Seefeld - A instituição busca trabalhar com taxas justas, no sentido da eficiência, de fazer com que o associado tenha soluções, crédito para o seu negócio. Não fazemos assistencialismo. Precisa ter viabilidade, capacidade de investimento em tecnologia, atualização, estrutura patrimonial para atender às exigências do Banco Central. Tavares - Se a taxa paga ficou acima do ponto de equilíbrio, no final do ano há distribuição das sobras, que é o resultado, o dividendo da cooperativa. No cooperativismo, quando faz empréstimo e paga, parte do valor da taxa volta como sobra no final do ano.

A concentração no sistema financeiro afeta o Sicredi?

Tavares - Tem duas formas de se encarar, como vítima ou como protagonista. Encaramos como protagonistas. Se atender meu associado como um banco, vou ser um banquinho. Achamos um nicho de trabalho. Nunca fomos vítima de ação dos grandes bancos que nos tirasse a liberdade. É importante alertar que há operações no Brasil, principalmente no agro, aproveitando que estamos na Expointer, dedicadas somente aos bancos oficiais. Isso limita muito a competitividade. A abertura está ocorrendo, há o movimento das fintechs que tentam desintermediar o negócio bancário. Vão sobrar as instituições financeiras que tiverem algo a oferecer.

O que diferencia a política de crédito de banco e de cooperativa?

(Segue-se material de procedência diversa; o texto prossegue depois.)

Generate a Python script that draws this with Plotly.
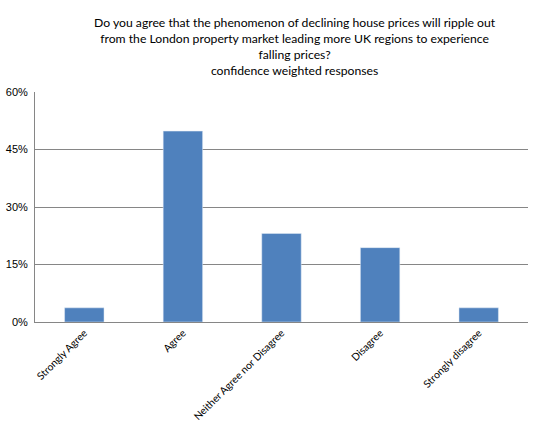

Seefeld - Em uma cooperativa, o crédito é formatado e estruturado para atender ao associado. É customizado para as demandas locais. Também há preocupação de formatar e direcional o crédito para que possamos promover desenvolvimento local. Temos trabalhado muito o crédito responsável, a educação financeira, que complementa e leva conhecimento para as pessoas fazerem bom uso de crédito. O Sicredi está presente em 454 municípios dos 497 do Estado. Está em 92% dos municípios, com presença física. Essa é uma grande fortaleza, um compromisso que temos com as pessoas, as comunidades, enquanto as instituições financeiras tradicionais olham os cifrões. Existem critérios técnicos de avaliação de perfil, de relacionamento. Não diria que a exigência de garantias é igual à de um banco. Temos um modelo interno de avaliação de risco.

A inadimplência pesou, como em todo o sistema?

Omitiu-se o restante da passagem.